WHAT IS BEING ASKED: Each line from the top of the listing through the one holding "circle, minimum size=57pt]" should be restated word for word, with nothing added and no pictures.

INFORMATION PROVIDED:
◇ ◇ ◇

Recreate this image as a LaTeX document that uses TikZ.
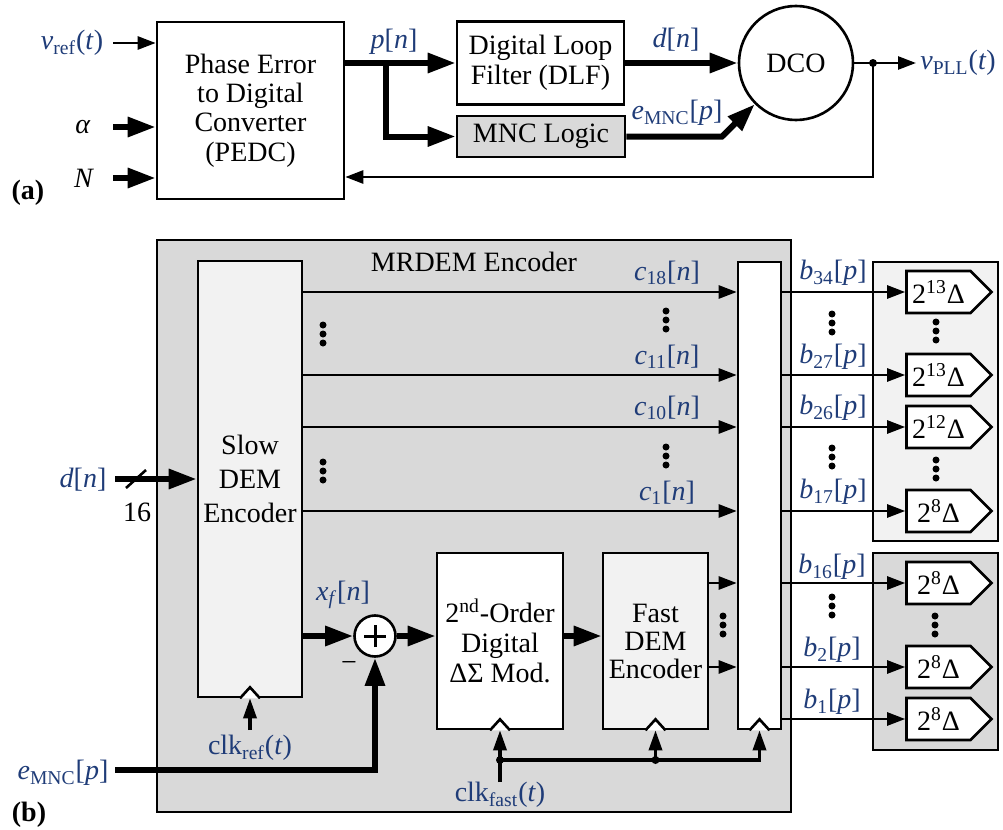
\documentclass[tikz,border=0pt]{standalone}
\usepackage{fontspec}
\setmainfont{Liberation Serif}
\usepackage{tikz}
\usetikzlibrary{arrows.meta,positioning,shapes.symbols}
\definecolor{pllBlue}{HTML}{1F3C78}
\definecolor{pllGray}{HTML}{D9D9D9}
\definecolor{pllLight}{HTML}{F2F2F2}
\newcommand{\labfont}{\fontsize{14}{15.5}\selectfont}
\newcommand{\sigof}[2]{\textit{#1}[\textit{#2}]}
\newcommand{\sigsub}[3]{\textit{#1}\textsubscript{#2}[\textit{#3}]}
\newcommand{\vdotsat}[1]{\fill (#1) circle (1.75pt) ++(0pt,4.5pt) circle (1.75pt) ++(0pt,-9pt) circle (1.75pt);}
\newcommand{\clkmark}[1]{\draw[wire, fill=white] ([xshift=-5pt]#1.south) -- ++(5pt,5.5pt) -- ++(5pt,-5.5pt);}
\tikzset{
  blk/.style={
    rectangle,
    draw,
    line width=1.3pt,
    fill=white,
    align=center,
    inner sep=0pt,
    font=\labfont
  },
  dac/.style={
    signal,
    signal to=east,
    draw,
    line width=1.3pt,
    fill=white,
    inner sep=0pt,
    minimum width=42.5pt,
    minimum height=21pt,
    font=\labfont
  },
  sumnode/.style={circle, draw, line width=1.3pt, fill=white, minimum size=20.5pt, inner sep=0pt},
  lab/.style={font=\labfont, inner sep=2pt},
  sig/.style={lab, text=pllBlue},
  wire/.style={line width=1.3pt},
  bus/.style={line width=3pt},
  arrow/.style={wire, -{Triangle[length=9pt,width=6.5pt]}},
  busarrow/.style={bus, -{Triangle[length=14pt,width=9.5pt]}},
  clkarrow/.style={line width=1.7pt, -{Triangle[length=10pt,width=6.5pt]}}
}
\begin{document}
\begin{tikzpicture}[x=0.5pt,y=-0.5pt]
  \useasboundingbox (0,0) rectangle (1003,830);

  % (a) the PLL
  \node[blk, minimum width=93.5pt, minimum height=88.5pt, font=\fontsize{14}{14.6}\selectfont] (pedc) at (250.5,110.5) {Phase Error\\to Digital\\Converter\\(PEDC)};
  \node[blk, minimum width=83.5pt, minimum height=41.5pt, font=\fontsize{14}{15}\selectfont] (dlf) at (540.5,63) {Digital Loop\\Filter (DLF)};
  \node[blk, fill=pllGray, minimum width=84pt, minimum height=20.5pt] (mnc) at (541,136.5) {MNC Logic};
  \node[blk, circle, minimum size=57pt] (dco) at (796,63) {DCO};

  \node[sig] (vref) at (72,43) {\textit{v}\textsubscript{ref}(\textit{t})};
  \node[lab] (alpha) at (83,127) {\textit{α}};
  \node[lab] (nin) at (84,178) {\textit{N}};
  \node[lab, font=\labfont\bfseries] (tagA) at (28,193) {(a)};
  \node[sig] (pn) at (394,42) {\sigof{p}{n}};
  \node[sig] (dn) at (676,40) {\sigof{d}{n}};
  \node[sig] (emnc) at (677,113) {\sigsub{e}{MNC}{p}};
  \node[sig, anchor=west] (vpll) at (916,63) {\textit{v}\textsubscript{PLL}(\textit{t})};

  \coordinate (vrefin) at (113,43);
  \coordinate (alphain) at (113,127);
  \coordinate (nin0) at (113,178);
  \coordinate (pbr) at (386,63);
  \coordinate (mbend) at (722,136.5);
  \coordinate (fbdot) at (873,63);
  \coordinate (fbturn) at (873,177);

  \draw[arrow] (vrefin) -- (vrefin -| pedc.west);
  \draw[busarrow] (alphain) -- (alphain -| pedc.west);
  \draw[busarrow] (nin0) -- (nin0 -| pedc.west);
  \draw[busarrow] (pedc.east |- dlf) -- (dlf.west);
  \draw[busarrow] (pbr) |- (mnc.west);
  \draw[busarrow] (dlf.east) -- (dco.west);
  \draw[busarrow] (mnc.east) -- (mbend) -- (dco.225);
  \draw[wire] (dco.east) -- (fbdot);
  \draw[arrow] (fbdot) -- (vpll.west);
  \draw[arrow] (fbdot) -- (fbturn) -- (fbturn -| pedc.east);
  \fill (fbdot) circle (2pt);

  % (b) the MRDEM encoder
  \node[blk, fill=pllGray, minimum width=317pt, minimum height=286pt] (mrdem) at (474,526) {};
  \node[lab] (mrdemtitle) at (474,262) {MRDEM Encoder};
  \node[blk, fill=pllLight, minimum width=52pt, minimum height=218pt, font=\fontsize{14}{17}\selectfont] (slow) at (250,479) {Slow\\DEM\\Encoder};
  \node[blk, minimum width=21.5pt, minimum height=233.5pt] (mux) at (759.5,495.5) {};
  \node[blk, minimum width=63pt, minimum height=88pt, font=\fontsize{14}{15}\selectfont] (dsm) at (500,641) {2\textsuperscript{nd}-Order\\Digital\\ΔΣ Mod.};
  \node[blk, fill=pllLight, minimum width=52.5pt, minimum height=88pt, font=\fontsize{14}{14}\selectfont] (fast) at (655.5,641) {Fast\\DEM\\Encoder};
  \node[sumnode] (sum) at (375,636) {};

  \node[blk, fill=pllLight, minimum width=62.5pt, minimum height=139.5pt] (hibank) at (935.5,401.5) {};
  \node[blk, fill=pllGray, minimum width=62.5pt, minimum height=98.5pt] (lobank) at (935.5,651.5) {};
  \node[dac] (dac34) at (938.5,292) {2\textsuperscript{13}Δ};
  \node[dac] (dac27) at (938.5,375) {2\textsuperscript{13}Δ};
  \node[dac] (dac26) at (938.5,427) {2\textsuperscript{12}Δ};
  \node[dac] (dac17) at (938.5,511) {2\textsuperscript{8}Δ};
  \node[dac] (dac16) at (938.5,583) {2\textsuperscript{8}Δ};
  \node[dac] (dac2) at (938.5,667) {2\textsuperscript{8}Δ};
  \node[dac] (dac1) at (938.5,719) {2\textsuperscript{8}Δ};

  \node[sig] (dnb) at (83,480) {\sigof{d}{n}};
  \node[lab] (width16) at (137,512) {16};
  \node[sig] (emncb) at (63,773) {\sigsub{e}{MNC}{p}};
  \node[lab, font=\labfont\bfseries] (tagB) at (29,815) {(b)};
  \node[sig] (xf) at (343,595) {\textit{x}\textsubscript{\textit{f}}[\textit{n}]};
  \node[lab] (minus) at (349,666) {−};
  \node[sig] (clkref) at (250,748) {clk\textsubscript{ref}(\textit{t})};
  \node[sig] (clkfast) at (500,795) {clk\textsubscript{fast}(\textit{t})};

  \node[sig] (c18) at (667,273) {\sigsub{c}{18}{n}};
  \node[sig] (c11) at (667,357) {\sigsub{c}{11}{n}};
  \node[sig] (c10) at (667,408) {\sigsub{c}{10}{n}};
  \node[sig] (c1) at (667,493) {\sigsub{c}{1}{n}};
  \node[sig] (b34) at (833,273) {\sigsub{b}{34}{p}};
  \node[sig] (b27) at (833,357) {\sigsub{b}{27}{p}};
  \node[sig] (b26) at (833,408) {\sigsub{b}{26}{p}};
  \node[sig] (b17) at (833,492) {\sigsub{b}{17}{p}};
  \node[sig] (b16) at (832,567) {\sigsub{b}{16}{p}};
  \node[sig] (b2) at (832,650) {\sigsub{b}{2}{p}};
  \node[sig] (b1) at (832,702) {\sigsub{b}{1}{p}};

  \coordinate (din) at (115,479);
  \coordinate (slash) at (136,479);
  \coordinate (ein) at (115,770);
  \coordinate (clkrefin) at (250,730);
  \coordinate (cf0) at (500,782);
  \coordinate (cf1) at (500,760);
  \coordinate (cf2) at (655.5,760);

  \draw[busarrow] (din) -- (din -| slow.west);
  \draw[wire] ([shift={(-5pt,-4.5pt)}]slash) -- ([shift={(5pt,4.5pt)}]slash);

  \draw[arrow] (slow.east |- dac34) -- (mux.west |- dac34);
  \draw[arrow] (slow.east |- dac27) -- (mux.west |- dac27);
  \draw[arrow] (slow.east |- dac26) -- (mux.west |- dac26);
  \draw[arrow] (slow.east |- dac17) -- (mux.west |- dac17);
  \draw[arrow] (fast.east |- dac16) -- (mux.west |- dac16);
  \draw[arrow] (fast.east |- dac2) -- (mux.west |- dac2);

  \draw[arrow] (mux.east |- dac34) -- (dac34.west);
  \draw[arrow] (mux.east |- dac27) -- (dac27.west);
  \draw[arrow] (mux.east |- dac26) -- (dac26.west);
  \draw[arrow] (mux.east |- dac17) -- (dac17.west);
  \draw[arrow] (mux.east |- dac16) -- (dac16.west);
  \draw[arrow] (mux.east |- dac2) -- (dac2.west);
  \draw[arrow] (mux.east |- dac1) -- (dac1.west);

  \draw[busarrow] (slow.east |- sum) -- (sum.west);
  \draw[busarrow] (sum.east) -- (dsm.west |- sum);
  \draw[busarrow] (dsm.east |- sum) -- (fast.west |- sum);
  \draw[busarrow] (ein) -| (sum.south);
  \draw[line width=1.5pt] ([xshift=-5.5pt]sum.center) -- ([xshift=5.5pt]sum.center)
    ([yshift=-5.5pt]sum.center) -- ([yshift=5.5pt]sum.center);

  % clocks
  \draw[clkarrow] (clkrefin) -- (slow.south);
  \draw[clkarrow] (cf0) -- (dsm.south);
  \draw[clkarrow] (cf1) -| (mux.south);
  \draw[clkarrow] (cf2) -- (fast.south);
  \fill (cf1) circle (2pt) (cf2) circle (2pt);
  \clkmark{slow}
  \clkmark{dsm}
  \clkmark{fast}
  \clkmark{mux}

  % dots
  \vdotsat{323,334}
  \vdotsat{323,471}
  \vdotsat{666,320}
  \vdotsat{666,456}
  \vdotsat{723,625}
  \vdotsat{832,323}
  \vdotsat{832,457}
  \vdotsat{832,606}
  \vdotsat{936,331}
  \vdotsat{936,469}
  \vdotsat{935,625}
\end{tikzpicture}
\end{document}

◇ ◇ ◇

WRITTEN ANSWER:
Recreate this image as a LaTeX document that uses TikZ.
\documentclass[tikz,border=0pt]{standalone}
\usepackage{fontspec}
\setmainfont{Liberation Serif}
\usepackage{tikz}
\usetikzlibrary{arrows.meta,positioning,shapes.symbols}
\definecolor{pllBlue}{HTML}{1F3C78}
\definecolor{pllGray}{HTML}{D9D9D9}
\definecolor{pllLight}{HTML}{F2F2F2}
\newcommand{\labfont}{\fontsize{14}{15.5}\selectfont}
\newcommand{\sigof}[2]{\textit{#1}[\textit{#2}]}
\newcommand{\sigsub}[3]{\textit{#1}\textsubscript{#2}[\textit{#3}]}
\newcommand{\vdotsat}[1]{\fill (#1) circle (1.75pt) ++(0pt,4.5pt) circle (1.75pt) ++(0pt,-9pt) circle (1.75pt);}
\newcommand{\clkmark}[1]{\draw[wire, fill=white] ([xshift=-5pt]#1.south) -- ++(5pt,5.5pt) -- ++(5pt,-5.5pt);}
\tikzset{
  blk/.style={
    rectangle,
    draw,
    line width=1.3pt,
    fill=white,
    align=center,
    inner sep=0pt,
    font=\labfont
  },
  dac/.style={
    signal,
    signal to=east,
    draw,
    line width=1.3pt,
    fill=white,
    inner sep=0pt,
    minimum width=42.5pt,
    minimum height=21pt,
    font=\labfont
  },
  sumnode/.style={circle, draw, line width=1.3pt, fill=white, minimum size=20.5pt, inner sep=0pt},
  lab/.style={font=\labfont, inner sep=2pt},
  sig/.style={lab, text=pllBlue},
  wire/.style={line width=1.3pt},
  bus/.style={line width=3pt},
  arrow/.style={wire, -{Triangle[length=9pt,width=6.5pt]}},
  busarrow/.style={bus, -{Triangle[length=14pt,width=9.5pt]}},
  clkarrow/.style={line width=1.7pt, -{Triangle[length=10pt,width=6.5pt]}}
}
\begin{document}
\begin{tikzpicture}[x=0.5pt,y=-0.5pt]
  \useasboundingbox (0,0) rectangle (1003,830);

  % (a) the PLL
  \node[blk, minimum width=93.5pt, minimum height=88.5pt, font=\fontsize{14}{14.6}\selectfont] (pedc) at (250.5,110.5) {Phase Error\\to Digital\\Converter\\(PEDC)};
  \node[blk, minimum width=83.5pt, minimum height=41.5pt, font=\fontsize{14}{15}\selectfont] (dlf) at (540.5,63) {Digital Loop\\Filter (DLF)};
  \node[blk, fill=pllGray, minimum width=84pt, minimum height=20.5pt] (mnc) at (541,136.5) {MNC Logic};
  \node[blk, circle, minimum size=57pt] (dco) at (796,63) {DCO};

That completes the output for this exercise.